At least 110 people were injured in the melee that underscored how, three months after Morsi came to office, Egypt’s political system has become a rivalry between conservative Islamists who want religion to play a major role in governance and Egyptians who favor a more secular society.
Clashes that began in Cairo’s Tahrir Square spread to side streets where demonstrators fired gunshots and threw sticks, stones, Molotov cocktails and glass bottles at each other. The Brotherhood’s Freedom and Justice Party said protesters also burned its buses and set a party building ablaze.
The skirmishes between the supporters and opponents of Morsi began after some of the demonstrators chanted "Down, down with the supreme guide," referring to the top official of the Muslim Brotherhood, of which Morsi was a leading member for decades before resigning once he won the presidency.
Brotherhood supporters yelled offsetting chants in support of Morsi and eventually destroyed a temporary podium that had been built in Tahrir for speeches, according to state television.
Liberal and secular groups had called for demonstrations weeks ago to protest what they said was Morsi’s failure to fulfill promises in his administration’s first 100 days. The groups also demanded more influence over the drafting of the country’s new constitution, for increases in the minimum wage, and trials for those accused of killing protesters during last year’s uprising against then-President Hosni Mubarak.
On Wednesday, the Muslim Brotherhood called its own protest after an Egyptian judge acquitted 24 Mubarak loyalists of charges they’d participated in or helped plan an infamous incident during last year’s uprising when Mubarak supporters riding camels and horses stormed the crowds in Tahrir Square, leaving 21 dead and hundreds injured.

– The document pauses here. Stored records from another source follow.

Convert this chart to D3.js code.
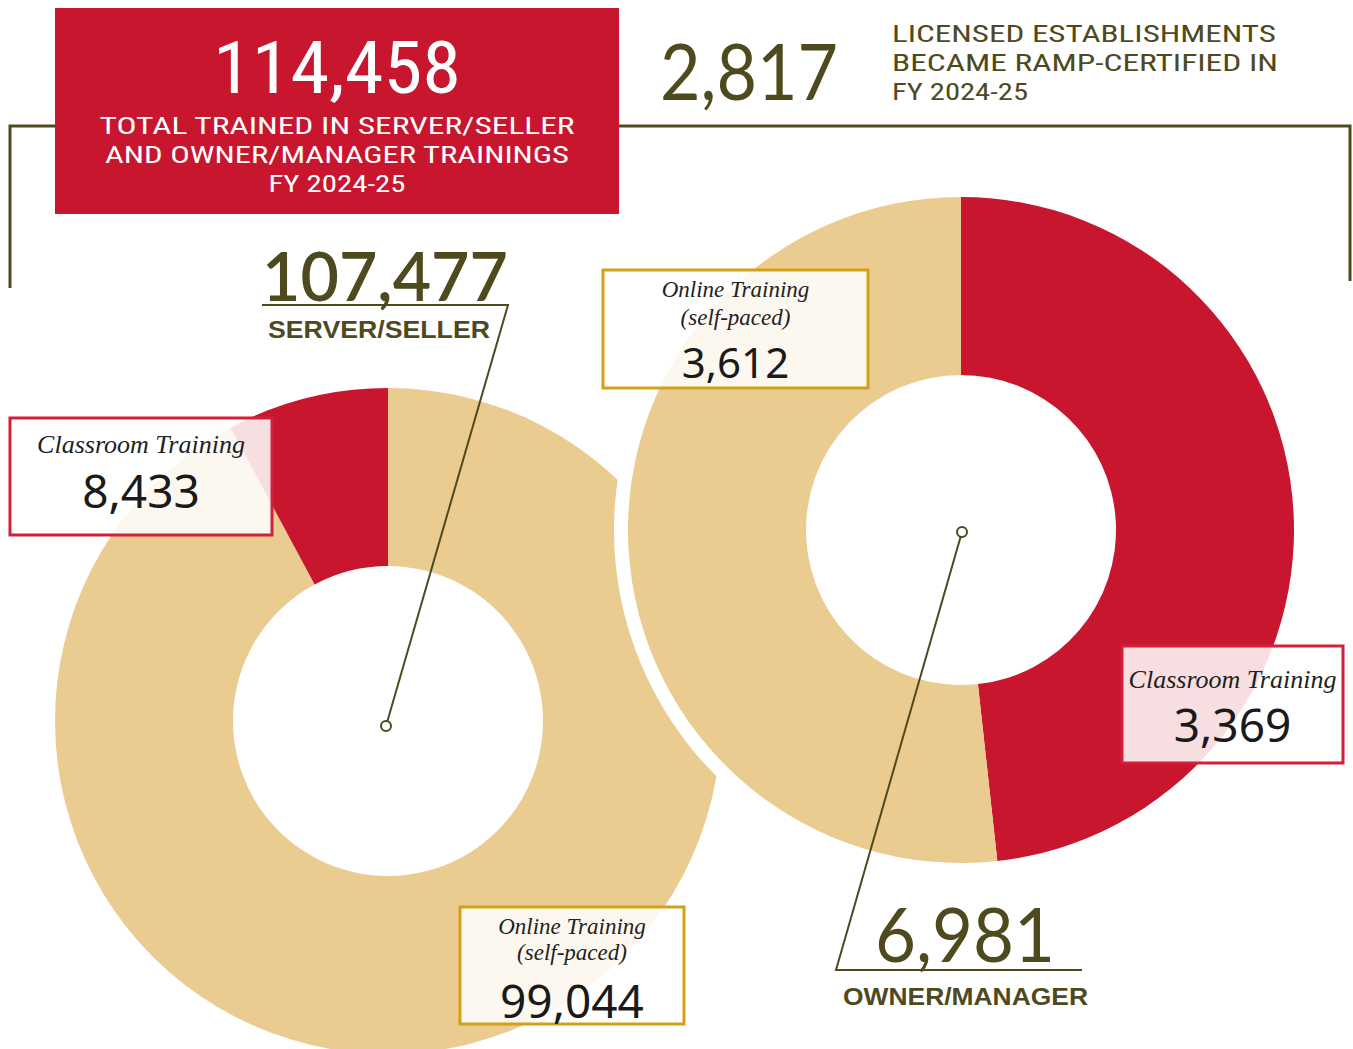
<!DOCTYPE html>
<html>
<head>
<meta charset="utf-8">
<script src="https://cdn.jsdelivr.net/npm/d3@7"></script>
<style>
  body { margin: 0; background: #fff; }
  svg { display: block; }
</style>
</head>
<body>
<div id="chart"></div>
<script>
// data
var totalTrained = 114458;
var establishments = 2817;
var programs = ["SERVER/SELLER", "OWNER/MANAGER"];
var programTotals = [107477, 6981];
var serverCats = ["Online Training", "Classroom Training"];
var serverValues = [99044, 8433];
var ownerCats = ["Classroom Training", "Online Training"];
var ownerValues = [3369, 3612];

var RED = "#c8162f", TAN = "#eacb90", OLIVE = "#4f4a1e", GOLD = "#d4a017";
var fmt = d3.format(",");

var W = 1353, H = 1049;
var svg = d3.select("#chart").append("svg")
    .attr("width", W)
    .attr("height", H);

// frame line behind the header
svg.append("path")
    .attr("d", "M10,288 V126 H1350 V281")
    .attr("fill", "none")
    .attr("stroke", OLIVE)
    .attr("stroke-width", 3);

var color = d3.scaleOrdinal()
    .domain(["Online Training", "Classroom Training"])
    .range([TAN, RED]);

var pie = d3.pie().sort(null).value(function (d) { return d.value; });
var arc = d3.arc().innerRadius(155).outerRadius(333);

function donut(cx, cy, cats, vals, gap) {
  var g = svg.append("g").attr("transform", "translate(" + cx + "," + cy + ")");
  if (gap) {
    g.append("circle").attr("r", 333 + gap).attr("fill", "#fff");
  }
  var rows = cats.map(function (c, i) { return { cat: c, value: vals[i] }; });
  g.selectAll("path")
    .data(pie(rows))
    .enter()
    .append("path")
    .attr("d", arc)
    .attr("fill", function (d) { return color(d.data.cat); });
  return g;
}

donut(388, 721, serverCats, serverValues, 0);
donut(961, 530, ownerCats, ownerValues, 14);

// header red box
svg.append("rect")
    .attr("x", 55).attr("y", 8)
    .attr("width", 564).attr("height", 206)
    .attr("fill", "#c8162f");

var narrow = "'Liberation Sans Narrow', 'Arial Narrow', 'Roboto Condensed', sans-serif";

svg.append("text")
    .attr("x", 337).attr("y", 93)
    .attr("text-anchor", "middle")
    .attr("font-family", narrow)
    .attr("font-size", 72)
    .attr("fill", "#fff")
    .attr("textLength", 248)
    .attr("lengthAdjust", "spacingAndGlyphs")
    .text(fmt(totalTrained));

var headLines = ["TOTAL TRAINED IN SERVER/SELLER", "AND OWNER/MANAGER TRAININGS", "FY 2024-25"];
var headLens = [475, 464, 137];
headLines.forEach(function (t, i) {
  svg.append("text")
    .attr("x", 337).attr("y", 134 + i * 29)
    .attr("text-anchor", "middle")
    .attr("font-family", narrow)
    .attr("font-size", 23)
    .attr("fill", "#fff")
    .attr("textLength", headLens[i])
    .attr("lengthAdjust", "spacingAndGlyphs")
    .text(t);
});

// 2,817 establishments
svg.append("text")
    .attr("x", 660).attr("y", 100)
    .attr("font-family", "Lato, sans-serif")
    .attr("font-size", 78)
    .attr("fill", OLIVE)
    .attr("textLength", 178)
    .attr("lengthAdjust", "spacingAndGlyphs")
    .text(fmt(establishments));

var estLines = ["LICENSED ESTABLISHMENTS", "BECAME RAMP-CERTIFIED IN", "FY 2024-25"];
var estLens = [384, 386, 136];
estLines.forEach(function (t, i) {
  svg.append("text")
    .attr("x", 892).attr("y", 42 + i * 29)
    .attr("font-family", narrow)
    .attr("font-size", 24)
    .attr("fill", OLIVE)
    .attr("textLength", estLens[i])
    .attr("lengthAdjust", "spacingAndGlyphs")
    .text(t);
});

// leader lines + program totals
function leader(pts, cx, cy) {
  svg.append("path")
    .attr("d", d3.line()(pts))
    .attr("fill", "none")
    .attr("stroke", OLIVE)
    .attr("stroke-width", 2);
  svg.append("circle")
    .attr("cx", cx).attr("cy", cy).attr("r", 5)
    .attr("fill", "#fff")
    .attr("stroke", OLIVE)
    .attr("stroke-width", 2);
}

leader([[262, 305], [508, 305], [386, 726]], 386, 726);
leader([[962, 532], [836, 970], [1082, 970]], 962, 532);

svg.append("text")
    .attr("x", 262).attr("y", 301)
    .attr("font-family", "Lato, sans-serif")
    .attr("font-weight", 600)
    .attr("font-size", 68)
    .attr("fill", OLIVE)
    .attr("textLength", 246)
    .attr("lengthAdjust", "spacingAndGlyphs")
    .text(fmt(programTotals[0]));
svg.append("text")
    .attr("x", 268).attr("y", 338)
    .attr("font-family", "'Liberation Sans', Arial, sans-serif")
    .attr("font-weight", "bold")
    .attr("font-size", 23)
    .attr("fill", OLIVE)
    .attr("textLength", 222)
    .attr("lengthAdjust", "spacingAndGlyphs")
    .text(programs[0]);

svg.append("text")
    .attr("x", 875).attr("y", 962)
    .attr("font-family", "Lato, sans-serif")
    .attr("font-size", 76)
    .attr("fill", OLIVE)
    .attr("textLength", 180)
    .attr("lengthAdjust", "spacingAndGlyphs")
    .text(fmt(programTotals[1]));
svg.append("text")
    .attr("x", 843).attr("y", 1005)
    .attr("font-family", "'Liberation Sans', Arial, sans-serif")
    .attr("font-weight", "bold")
    .attr("font-size", 23)
    .attr("fill", OLIVE)
    .attr("textLength", 245)
    .attr("lengthAdjust", "spacingAndGlyphs")
    .text(programs[1]);

// slice label boxes
var serif = "'Liberation Serif', 'DejaVu Serif', serif";
var numFont = "'Noto Sans', 'Open Sans', sans-serif";

function labelBox(x, y, w, h, stroke, lines, value, valueY, lineYs, valueSize) {
  svg.append("rect")
    .attr("x", x).attr("y", y)
    .attr("width", w).attr("height", h)
    .attr("fill", "#fff")
    .attr("fill-opacity", 0.86)
    .attr("stroke", stroke)
    .attr("stroke-width", 3);
  var mid = x + w / 2;
  var fs = lines.length > 1 ? 23 : 26;
  lines.forEach(function (t, i) {
    svg.append("text")
      .attr("x", mid).attr("y", lineYs[i])
      .attr("text-anchor", "middle")
      .attr("font-family", serif)
      .attr("font-style", "italic")
      .attr("font-size", fs)
      .attr("fill", "#222")
      .text(t);
  });
  svg.append("text")
    .attr("x", mid).attr("y", valueY)
    .attr("text-anchor", "middle")
    .attr("font-family", numFont)
    .attr("font-size", valueSize)
    .attr("fill", "#1a1a1a")
    .text(fmt(value));
}

labelBox(10, 418, 262, 117, "#d32039", [serverCats[1]], serverValues[1], 508, [453], 46);
labelBox(460, 907, 224, 117, GOLD, [serverCats[0], "(self-paced)"], serverValues[0], 1018, [934, 960], 46);
labelBox(603, 270, 265, 118, GOLD, [ownerCats[1], "(self-paced)"], ownerValues[1], 378, [297, 325], 42);
labelBox(1122, 646, 221, 117, "#d32039", [ownerCats[0]], ownerValues[0], 742, [688], 46);
</script>
</body>
</html>
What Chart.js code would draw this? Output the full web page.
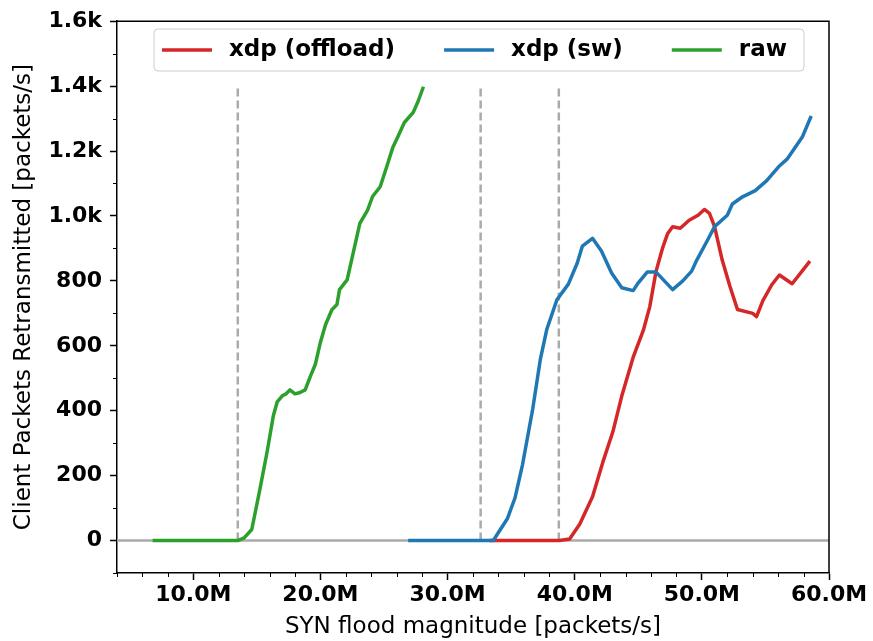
<!DOCTYPE html>
<html>
<head>
<meta charset="utf-8">
<script src="https://cdn.jsdelivr.net/npm/chart.js@4.4.1/dist/chart.umd.min.js"></script>
<style>
  html, body { margin: 0; padding: 0; background: #fff; }
  #wrap { width: 873px; height: 641px; }
</style>
</head>
<body>
<div id="wrap"><canvas id="chart"></canvas></div>
<script>
// x values: SYN flood magnitude in millions of packets/s
const offloadX = [33.3, 36, 38.8, 39.6, 40.4, 41.4, 42.2, 43.0, 43.7, 44.6, 45.4, 45.9, 46.4, 46.9, 47.3, 47.7, 48.3, 49.0, 49.7, 50.2, 50.6, 51.0, 51.6, 52.2, 52.8, 54.0, 54.3, 54.8, 55.5, 56.1, 57.1, 58.5];
const offloadY = [0, 0, 0, 5, 51, 135, 240, 335, 445, 565, 648, 720, 830, 900, 945, 967, 962, 987, 1002, 1020, 1008, 967, 864, 784, 712, 700, 690, 739, 788, 818, 791, 861];

const swX = [26.9, 30, 33.6, 34.1, 34.7, 35.3, 35.9, 36.7, 37.3, 37.8, 38.6, 39.5, 40.2, 40.6, 41.4, 42.1, 42.9, 43.7, 44.6, 45.0, 45.7, 46.4, 47.7, 48.5, 49.2, 49.6, 50.4, 51.0, 52.0, 52.4, 53.2, 54.2, 55.1, 56.1, 56.7, 57.9, 58.6];
const swY = [0, 0, 0, 31, 67, 131, 235, 406, 559, 650, 742, 790, 855, 907, 931, 892, 824, 779, 770, 794, 827, 827, 773, 800, 830, 864, 922, 967, 1002, 1037, 1059, 1078, 1109, 1154, 1175, 1243, 1308];

const rawX = [6.8, 10, 13.5, 14.0, 14.6, 15.2, 15.8, 16.3, 16.6, 17.0, 17.3, 17.6, 18.0, 18.4, 18.8, 19.2, 19.6, 20.0, 20.4, 20.9, 21.3, 21.5, 22.1, 22.6, 23.1, 23.7, 24.1, 24.7, 25.2, 25.7, 26.1, 26.6, 27.3, 27.7, 28.1];
const rawY = [0, 0, 0, 8, 34, 150, 272, 385, 427, 446, 452, 464, 452, 456, 464, 505, 543, 611, 665, 711, 727, 773, 803, 890, 977, 1017, 1060, 1090, 1150, 1212, 1245, 1288, 1319, 1355, 1398];

const thresholds = [13.5, 32.6, 38.75];
const thresholdTop = 1400;

const seriesLabels = ['xdp (offload)', 'xdp (sw)', 'raw'];
const seriesColors = ['#d62728', '#1f77b4', '#2ca02c'];

const toXY = (xs, ys) => xs.map((x, i) => ({ x, y: ys[i] }));

Chart.defaults.font.family = "'DejaVu Sans', sans-serif";
Chart.defaults.color = '#000';

const curves = [[offloadX, offloadY], [swX, swY], [rawX, rawY]].map(([xs, ys], i) => ({
  label: seriesLabels[i],
  data: toXY(xs, ys),
  borderColor: seriesColors[i],
  borderWidth: 3.5,
  borderJoinStyle: 'round',
  order: 3 - i,
}));

const refLines = [
  { data: [{ x: 4, y: 0 }, { x: 60, y: 0 }], borderColor: '#aaaaaa', borderWidth: 2.5, order: 6 },
  ...thresholds.map(t => ({
    data: [{ x: t, y: 0 }, { x: t, y: thresholdTop }],
    borderColor: '#aaaaaa', borderWidth: 2.5, borderDash: [8, 4], order: 5,
  })),
];

const isMajorX = v => Math.abs(v % 10) < 1e-6;
const isMajorY = v => Math.abs(v % 200) < 1e-6;

const decor = {
  id: 'decor',
  afterDraw(chart) {
    const { ctx, chartArea: a, scales: { x, y } } = chart;
    ctx.save();
    ctx.strokeStyle = '#000';
    ctx.lineWidth = 1;
    ctx.beginPath();
    x.ticks.forEach(t => {
      if (isMajorX(t.value)) return;
      const px = Math.round(x.getPixelForValue(t.value)) + 0.5;
      ctx.moveTo(px, a.bottom); ctx.lineTo(px, a.bottom + 4);
    });
    y.ticks.forEach(t => {
      if (isMajorY(t.value) && t.value >= 0) return;
      const py = Math.round(y.getPixelForValue(t.value)) + 0.5;
      ctx.moveTo(a.left, py); ctx.lineTo(a.left - 4, py);
    });
    ctx.stroke();

    // top and right frame
    ctx.lineWidth = 1.5;
    ctx.beginPath();
    ctx.moveTo(a.left, a.top);
    ctx.lineTo(a.right, a.top);
    ctx.lineTo(a.right, a.bottom);
    ctx.stroke();

    // legend
    const bx = 154, by = 29, bw = 650, bh = 42, r = 4;
    ctx.beginPath();
    ctx.roundRect(bx, by, bw, bh, r);
    ctx.fillStyle = 'rgba(255,255,255,0.8)';
    ctx.fill();
    ctx.strokeStyle = '#cccccc';
    ctx.lineWidth = 1;
    ctx.stroke();

    ctx.font = "bold 23px 'DejaVu Sans'";
    ctx.textBaseline = 'middle';
    ctx.textAlign = 'left';
    let lx = 162;
    const ly = 50;
    chart.data.datasets.slice(0, 3).forEach(ds => {
      ctx.strokeStyle = ds.borderColor;
      ctx.lineWidth = 3.5;
      ctx.beginPath();
      ctx.moveTo(lx, ly); ctx.lineTo(lx + 50, ly);
      ctx.stroke();
      ctx.fillStyle = '#000';
      ctx.fillText(ds.label, lx + 67, ly);
      lx += 67 + ctx.measureText(ds.label).width + 49;
    });
    ctx.restore();
  }
};

new Chart(document.getElementById('chart'), {
  type: 'line',
  data: { datasets: [...curves, ...refLines] },
  plugins: [decor],
  options: {
    animation: false,
    responsive: true,
    maintainAspectRatio: false,
    layout: { padding: { top: 16, right: 44, left: 0, bottom: 0 } },
    plugins: { legend: { display: false }, tooltip: { enabled: false } },
    elements: { point: { radius: 0 }, line: { tension: 0 } },
    scales: {
      x: {
        type: 'linear', min: 4, max: 60,
        ticks: {
          stepSize: 2, autoSkip: false, maxRotation: 0, padding: 2,
          font: { size: 22, weight: 'bold' },
          callback: v => isMajorX(v) ? v.toFixed(1) + 'M' : ''
        },
        grid: {
          drawOnChartArea: false, tickLength: 7, tickWidth: 1.5,
          tickColor: c => (c.tick && isMajorX(c.tick.value)) ? '#000' : 'rgba(0,0,0,0)'
        },
        border: { color: '#000', width: 1.5 },
        title: { display: true, text: 'SYN flood magnitude [packets/s]', font: { size: 23 }, padding: { top: 0, bottom: 0 } },
        afterFit: s => { s.height = 68; }
      },
      y: {
        type: 'linear', min: -100, max: 1600,
        ticks: {
          stepSize: 100, autoSkip: false, padding: 8,
          font: { size: 22, weight: 'bold' },
          callback: v => (isMajorY(v) && v >= 0) ? (v >= 1000 ? (v / 1000).toFixed(1) + 'k' : String(v)) : ''
        },
        grid: {
          drawOnChartArea: false, tickLength: 7, tickWidth: 1.5,
          tickColor: c => (c.tick && isMajorY(c.tick.value) && c.tick.value >= 0) ? '#000' : 'rgba(0,0,0,0)'
        },
        border: { color: '#000', width: 1.5 },
        title: { display: true, text: 'Client Packets Retransmitted [packets/s]', font: { size: 23 }, padding: { top: 10, bottom: 0 } },
        afterFit: s => { s.width = 117; }
      }
    }
  }
});
</script>
</body>
</html>
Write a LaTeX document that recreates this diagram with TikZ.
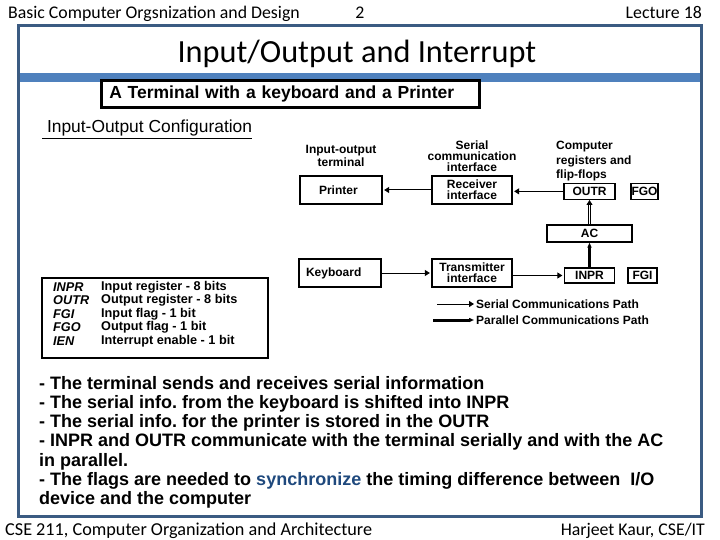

The day after the acquittal Morsi ordered the prosecutor to step down. But the prosecutor, Abdel-Meguid Mahmoud, refused to be relieved, even though Morsi appointed him ambassador to the Vatican.
Secular demonstrators accused the Brotherhood of stepping in to disrupt their protest.
“I don’t understand why (the Brotherhood) is protesting,” said Shady Malek, 26, a telecommunication engineer who was among the secular demonstrators. “They have all the legislative and executive authorities.”
Others accused the Brotherhood of adopting the same tactics as Mubarak to suppress dissent.
Kamal Khalil, a leading member of the Revolutionary Socialist party, said the Brotherhood’s goal had been “to beat up the people.”
“They are taking on the role of the Central Security Forces,” he said, referring to the riot police Mubarak often called out to put down demonstrations.
Brotherhood demonstrators said they were simply showing support for the new president and his effort to dismiss the chief prosecutor.
“I came to support Morsi’s decision to dismiss the prosecutor. From day one we were calling to overthrow the regime and he is a man of the regime,” Abdel Wahab Seliem, 50, a clothing shop owner. “The will of the people should be above everything.”